Study Finds ‘Portal 2’ Better at Improving Cognitive Skills Than ‘Luminosity’



A trio of researchers at Florida State University has conducted a small study the results of which suggest that the video game Portal 2 is better at improving cognitive skills than the “brain-trainer” Lumosity – a web based system that has been designed to improve such skills. In a new paper published in the journal Computers and Education, Valerie J. Shute, Matthew Ventura and Fengfeng Ke describe their study and results and note that more work needs to be done with computer software that is created to help improve brain performance.

All three of the researchers are in the education department at the university—they do studies on the psychology of education. In this latest effort, the team decided to test Portal 2 against Lumosity after discovering that one of the team members really liked the game, and thought it helped improve her cognition skills.
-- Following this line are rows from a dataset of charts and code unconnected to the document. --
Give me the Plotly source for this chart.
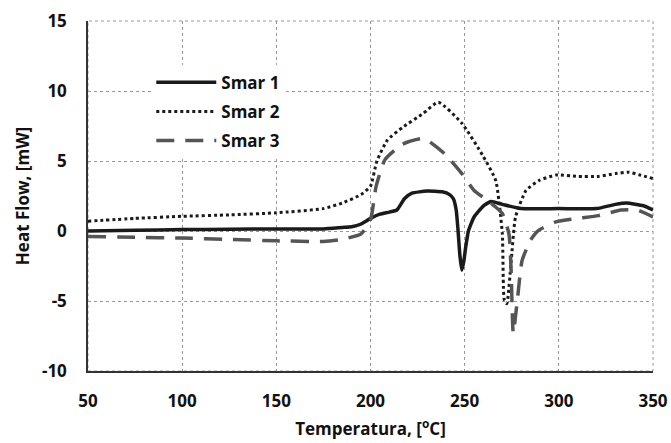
import plotly.graph_objects as go

# Smar 1 (solid)
t1 = [50, 75, 100, 125, 150, 175, 185, 190, 195, 200, 205, 210, 214, 218, 222, 230, 238, 242, 244, 245.5, 246.5, 247.5, 248.5, 249.5, 250.5, 252, 255, 260, 264, 270, 280, 300, 320, 330, 336, 345, 350]
h1 = [0.0, 0.05, 0.1, 0.12, 0.15, 0.15, 0.25, 0.3, 0.5, 0.9, 1.2, 1.35, 1.5, 2.3, 2.7, 2.85, 2.8, 2.6, 2.3, 1.5, 0.0, -1.8, -2.8, -2.2, -1.2, 0.0, 1.0, 1.8, 2.1, 1.9, 1.6, 1.6, 1.6, 1.9, 2.0, 1.8, 1.5]

# Smar 2 (dotted)
t2 = [50, 75, 100, 125, 150, 175, 185, 195, 200, 203.4, 209, 217, 228, 236, 248.5, 260, 266.5, 270, 271, 272.4, 274.6, 277, 282.6, 289.4, 298.5, 310, 321, 330, 337, 343, 350]
h2 = [0.7, 0.9, 1.05, 1.15, 1.3, 1.6, 2.0, 2.6, 3.2, 5.0, 6.5, 7.4, 8.4, 9.2, 7.7, 5.3, 3.6, -0.2, -4.9, -5.2, -2.3, 1.0, 2.9, 3.6, 4.0, 3.9, 3.9, 4.1, 4.2, 4.0, 3.75]

# Smar 3 (dashed)
t3 = [50, 75, 100, 125, 150, 175, 185, 195, 200, 203, 207.7, 217, 227, 230, 239.5, 248.5, 255, 262, 266.6, 270, 273.5, 274.6, 275.8, 278, 280.5, 285, 289.4, 298.5, 310, 321, 333, 341.6, 350]
h3 = [-0.4, -0.45, -0.5, -0.6, -0.7, -0.75, -0.6, -0.2, 0.8, 3.2, 5.1, 6.2, 6.6, 6.5, 5.5, 4.1, 2.9, 2.2, 1.7, 1.25, -0.2, -2.6, -7.3, -4.9, -2.1, -0.65, 0.06, 0.65, 0.9, 1.1, 1.5, 1.5, 1.0]

names = ["Smar 1", "Smar 2", "Smar 3"]
x_ticks = [50, 100, 150, 200, 250, 300, 350]
y_ticks = [-10, -5, 0, 5, 10, 15]
y_tick_labels = ["-10", "-5", "0", "5", "10", "15"]

fig = go.Figure()
fig.add_trace(go.Scatter(x=t1, y=h1, mode="lines", name=names[0], legendgroup="a",
                         line=dict(color="#1a1a1a", width=3.5, shape="spline", smoothing=0.5)))
fig.add_trace(go.Scatter(x=t2, y=h2, mode="lines", name=names[1], legendgroup="b",
                         line=dict(color="#1a1a1a", width=3, dash="dot", shape="spline", smoothing=0.5)))
fig.add_trace(go.Scatter(x=t3, y=h3, mode="lines", name=names[2], legendgroup="c",
                         line=dict(color="#555555", width=3.5, dash="18px,11px", shape="spline", smoothing=0.5)))

font_family = "Open Sans, Liberation Sans, Arial, sans-serif"
fig.update_layout(
    width=671, height=443,
    margin=dict(l=88, r=18, t=21, b=72),
    paper_bgcolor="white", plot_bgcolor="white",
    font=dict(family=font_family, color="#111111"),
    showlegend=True,
    legend=dict(x=0.112, y=0.875, xanchor="left", yanchor="top",
                bgcolor="white", borderwidth=0,
                font=dict(size=17, family=font_family, weight="bold", color="#111111"),
                itemwidth=60, tracegroupgap=4),
    xaxis=dict(range=[50, 350], tickvals=x_ticks, ticks="", automargin=False,
               showgrid=True, gridcolor="#999999", griddash="dot", gridwidth=1,
               showline=True, linecolor="#333333", linewidth=1.5, mirror=False,
               zeroline=False, ticklabelstandoff=14,
               tickfont=dict(size=17, weight="bold", color="#111111"),
               title=dict(text="Temperatura, [<sup>o</sup>C]", standoff=12,
                          font=dict(size=17, weight="bold", color="#111111"))),
    yaxis=dict(range=[-10, 15], tickvals=y_ticks, ticktext=y_tick_labels, ticks="", automargin=False,
               showgrid=True, gridcolor="#999999", griddash="dot", gridwidth=1,
               showline=True, linecolor="#333333", linewidth=1.5, mirror=False,
               zeroline=False, ticklabelstandoff=16,
               tickfont=dict(size=17, weight="bold", color="#111111"),
               title=dict(text="Heat Flow, [mW]", standoff=8,
                          font=dict(size=17, weight="bold", color="#111111"))),
)
fig.add_shape(type="rect", xref="paper", yref="paper", x0=0, y0=0, x1=1, y1=1,
              line=dict(color="#999999", width=1, dash="dot"), layer="below")

fig.write_html("out.html")
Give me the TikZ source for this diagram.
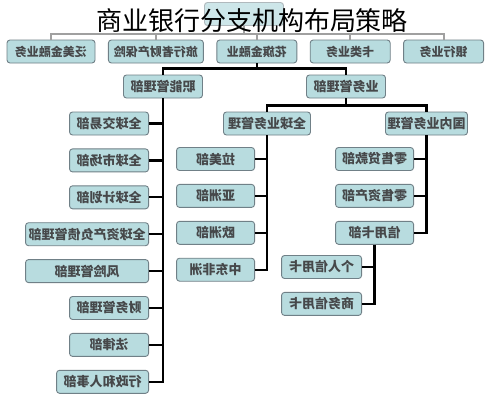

Lumosity and others like it are commercial products that are sold as brain-training or work-out games that take advantage of what neuroscientists have discovered only recently – that human brains have plasticity, which means they are capable of growing and changing. Prior research had suggested that once the brain developed it stayed the way it was throughout a person’s life. Brain-training products take the user through an array of screens based on puzzle-solving, which is interestingly, the same basic idea behind Portal 2 – gameers have to solve puzzles to get to other portals.

To test the two games against one another, the researchers enlisted 77 volunteers who were divided into two groups, one group playing one game, the other the other game – both were asked to play for eight hours – each was given standardized tests that measured problem solving, spatial skills, and persistence, before and after play to determine if playing had impacted their skills. The researchers found that those who had played Portal 2 showed a “statistical advantage” over those who’d played Lumosity – they note that the reverse was never true with any of the volunteers.

The researchers acknowledge that their study is small – too small to actually prove that Portal 2 is better at improving brain skills, than Lumosity, but they hope that what they’ve uncovered will lead to larger studies that will eventually lead to ways of testing software products meant to improve brain performance.

Source: Valerie J. Shute, , Matthew Ventura , Fengfeng Ke, The power of play: The effects of Portal 2 and Lumosity on cognitive and non cognitive skills. Computers & Education, Volume 80, January 2015, Pages 58–67. DOI: 10.1016/j.compedu.2014.08.013.